4.4. Recommendations for Future Policies

Compared to the WW control, both of these alternative management systems (WW_B60, A_EXT) were associated with the enhancement of ecosystem service, although some differences emerged, depending on the systems. More specifically, WW_B60 resulted in the greatest contributions to supporting services, while A_EXT generated greater regulating and provisioning services (Figure 4). Based on these results, different recommendations can be suggested to policy makers interested in enhancing ecosystem services provided by forage/cereal-based cropping systems under Mediterranean conditions and under climate change conditions.

While it is true that the biochar applied for WW_B60 (i.e., wood as feedstock, obtained at high gasification temperatures) significantly increased the soil total organic carbon, future policies should encourage farmers to choose the most appropriate biochar also based on the context [27,32,36]. The biochar that was applied for WW_B60 was probably an appropriate biochar to enhance carbon sequestration, because it did not result in higher soil GHG emissions (Table 2) and did not decrease the NRG (Table 2). However, future studies are needed to explore the long-term ageing effects of this type of biochar on such ecosystem services and disservices [60].

Policies could support farmers in the use of biochar in cropping systems minimising the costs associated with its application [31]. This support would be very interesting for the development of biochar value chains [27,28] also coming from energy cogeneration plants, where there is the need for suitable disposal options for biochar [29,30,54]. If the policy objective is to go beyond the increase in soil carbon stock and to also mitigate soil GHG emissions while enhancing crop yields, then the use of biochar in combination with a nitrogen fertiliser might be considered [66]. Given the recent climate projections for the Mediterranean areas in terms of precipitation patterns, and consequently their effects on crop yields [22,23], policies should be directed towards increasing grain yields to enhance food security [67]. Depending on the main goal for the use of biochar (e.g., carbon sequestration, soil GHG mitigation, crop yield enhancement), the following must always be considered: type of soil; biochar production feedstock, process, and temperatures (e.g., pyrolysis, gasification); and biochar application rate, ageing, and size (e.g., powder, pellets). This is especially the case for possible tradeoffs with other ecosystem services [26,49]. Moreover, biochar might be produced not only in large-scale systems (e.g., gasification, pyrolysis implants), but also in small-scale systems (e.g., pruning residues as feedstock, kilns as reactors). In this perspective, policies must also consider the overall assessment of the sustainability of biochar as a carbon credit scheme in agriculture through Life Cycle Assessments [27].

In the case of long-term alfalfa stands, Life Cycle Assessments could also allow a better evaluation of its environmental impacts, even if this approach would not take into account other benefits linked to this management systems.

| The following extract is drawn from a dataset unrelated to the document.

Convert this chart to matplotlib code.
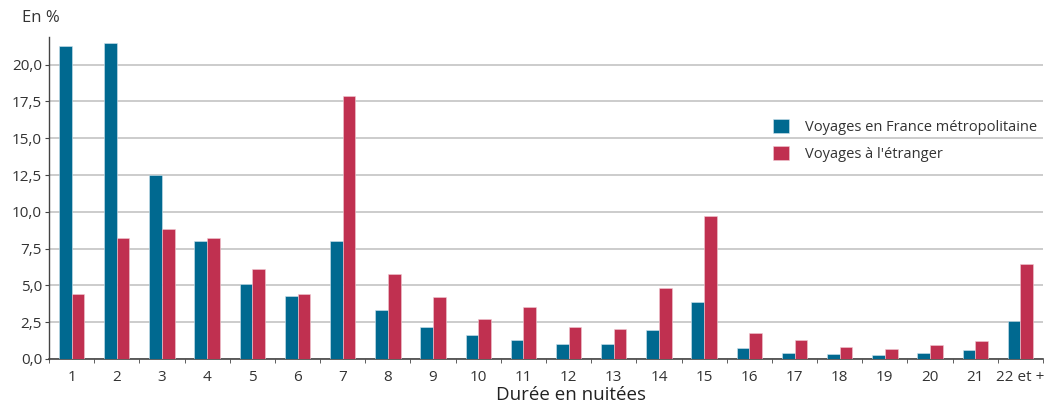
import numpy as np
import matplotlib
matplotlib.use("Agg")
import matplotlib.pyplot as plt
from matplotlib.ticker import FuncFormatter, FixedLocator

plt.rcParams['font.family'] = ['Open Sans', 'DejaVu Sans']

# Données (en %)
categories = ['1', '2', '3', '4', '5', '6', '7', '8', '9', '10', '11',
              '12', '13', '14', '15', '16', '17', '18', '19', '20', '21', '22 et +']
france = [21.3, 21.5, 12.5, 8.0, 5.1, 4.3, 8.0, 3.35, 2.2, 1.6, 1.3,
          1.05, 1.0, 1.95, 3.9, 0.75, 0.4, 0.37, 0.27, 0.41, 0.64, 2.6]
etranger = [4.4, 8.2, 8.85, 8.25, 6.1, 4.4, 17.9, 5.75, 4.2, 2.75, 3.55,
            2.2, 2.05, 4.85, 9.75, 1.8, 1.3, 0.8, 0.66, 0.93, 1.2, 6.45]

blue = '#006990'
red = '#c03050'
grey_txt = '#333333'

fig = plt.figure(figsize=(10.47, 4.05), dpi=100)
ax = fig.add_axes([0.0468, 0.1136, 0.9494, 0.7958])

x = np.arange(len(categories))
w = 0.28
ax.bar(x - w / 2, france, w, color=blue, edgecolor='#d0e4ee', linewidth=0.4,
       label='Voyages en France métropolitaine', zorder=3)
ax.bar(x + w / 2, etranger, w, color=red, edgecolor='#f0c8d2', linewidth=0.4,
       label="Voyages à l'étranger", zorder=3)

ax.set_xlim(-0.5, len(categories) - 0.5)
ax.set_ylim(0, 21.9)
ax.set_yticks(np.arange(0, 20.1, 2.5))
ax.yaxis.set_major_formatter(FuncFormatter(lambda v, p: f'{v:.1f}'.replace('.', ',')))
ax.grid(axis='y', color='#c4c4c4', linewidth=1.2, zorder=0)

ax.set_xticks(x)
ax.set_xticklabels(categories)
ax.xaxis.set_minor_locator(FixedLocator(np.arange(-0.5, len(categories), 1.0)))
ax.tick_params(axis='x', which='major', length=0, pad=8, labelsize=11, labelcolor=grey_txt)
ax.tick_params(axis='x', which='minor', length=3, color='#444444', direction='out')
ax.tick_params(axis='y', length=3, color='#444444', labelsize=11, labelcolor=grey_txt, pad=2)

for s in ['top', 'right']:
    ax.spines[s].set_visible(False)
ax.spines['left'].set_color('#444444')
ax.spines['bottom'].set_color('#444444')
ax.spines['left'].set_linewidth(1.0)
ax.spines['bottom'].set_linewidth(1.2)

fig.text(0.021, 0.955, 'En %', fontsize=12, color=grey_txt, va='center')
fig.text(0.545, 0.024, 'Durée en nuitées', fontsize=13.5, color='#222222',
         ha='center', va='center')

leg = ax.legend(loc='upper left', bbox_to_anchor=(0.728, 0.745), frameon=False,
                fontsize=10.5, handlelength=1.1, handleheight=1.1,
                handletextpad=1.1, labelspacing=0.75, borderpad=0, borderaxespad=0)
for t in leg.get_texts():
    t.set_color(grey_txt)

fig.savefig('out.png', dpi=100)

Among the local agri-environmental policies that support conservative agricultural management systems, there are no specific measures for long-term alfalfa stands (Rural Development Programme of Marche Region 2014–2020 [68]). However, it should be noted that the presence of long-term alfalfa in these areas also allows winter grazing by sheep transhumant farms, which are able to provide a wide array of ecosystem services [7,19,20,21]. Among these services, the improvement of soil fertility due to excrement deposition in night-resting areas and the enhancement of spring hay quality derived from grazing the alfalfa stands during winter could be mentioned. Other services that go well beyond forage production include small ruminant traditional products (e.g., lamb meat, cheese, wool) [21]. Within these provisioning ecosystem services, all of the benefits must be considered that also arise from transhumant farm movements of flocks to the mountain areas during the summer grazing seasons. These benefits also include conservative management of biodiversity-rich permanent grasslands under protection regimes or under severe vegetation dynamics [69,70,71,72] and all of the related services, including the value associated with the landscape as shaped by the animals themselves, or as a part of the landscape aesthetic values, for example. Such cultural ecosystem services have not been extensively studied, but are perceived as essential by stakeholders, and therefore future studies are needed to also address these aspects [19].

5. Conclusions

This study analysed the synergies and tradeoffs between ecosystem services generated by two alternative management systems compared to termination of a 6-year-old alfalfa field followed by 2 years of durum wheat. The first alternative management system (i.e., 60 t ha⁻¹ recalcitrant biochar added before sowing the wheat; WW_B60) showed a doubling of the soil total organic carbon that was maintained during the 2 years of this study. This addition did not result in higher soil GHG emissions nor in negative tradeoffs with other ecosystem services, at least not in the short term. The second alternative management system (i.e., extending the alfalfa duration by 2 years; A_EXT) resulted in significantly higher soil cover while not significantly increasing the emissions of soil GHGs.

The results from this study suggest that agri-environmental policies should support the WW_B60 system if the main objective is to mitigate climate change, because it enables carbon sequestration while maximising the delivery of supporting services. If the main objectives are to enhance regulating services, then extension of the normal duration of alfalfa (i.e., maintained beyond 6 years) would be preferable, as this limits soil erosion while supplying high regulating and provisioning services.

Future studies should not only evaluate the evolution of tradeoffs between ecosystem services in both the medium term and long term, but also include analysis of cultural ecosystem services.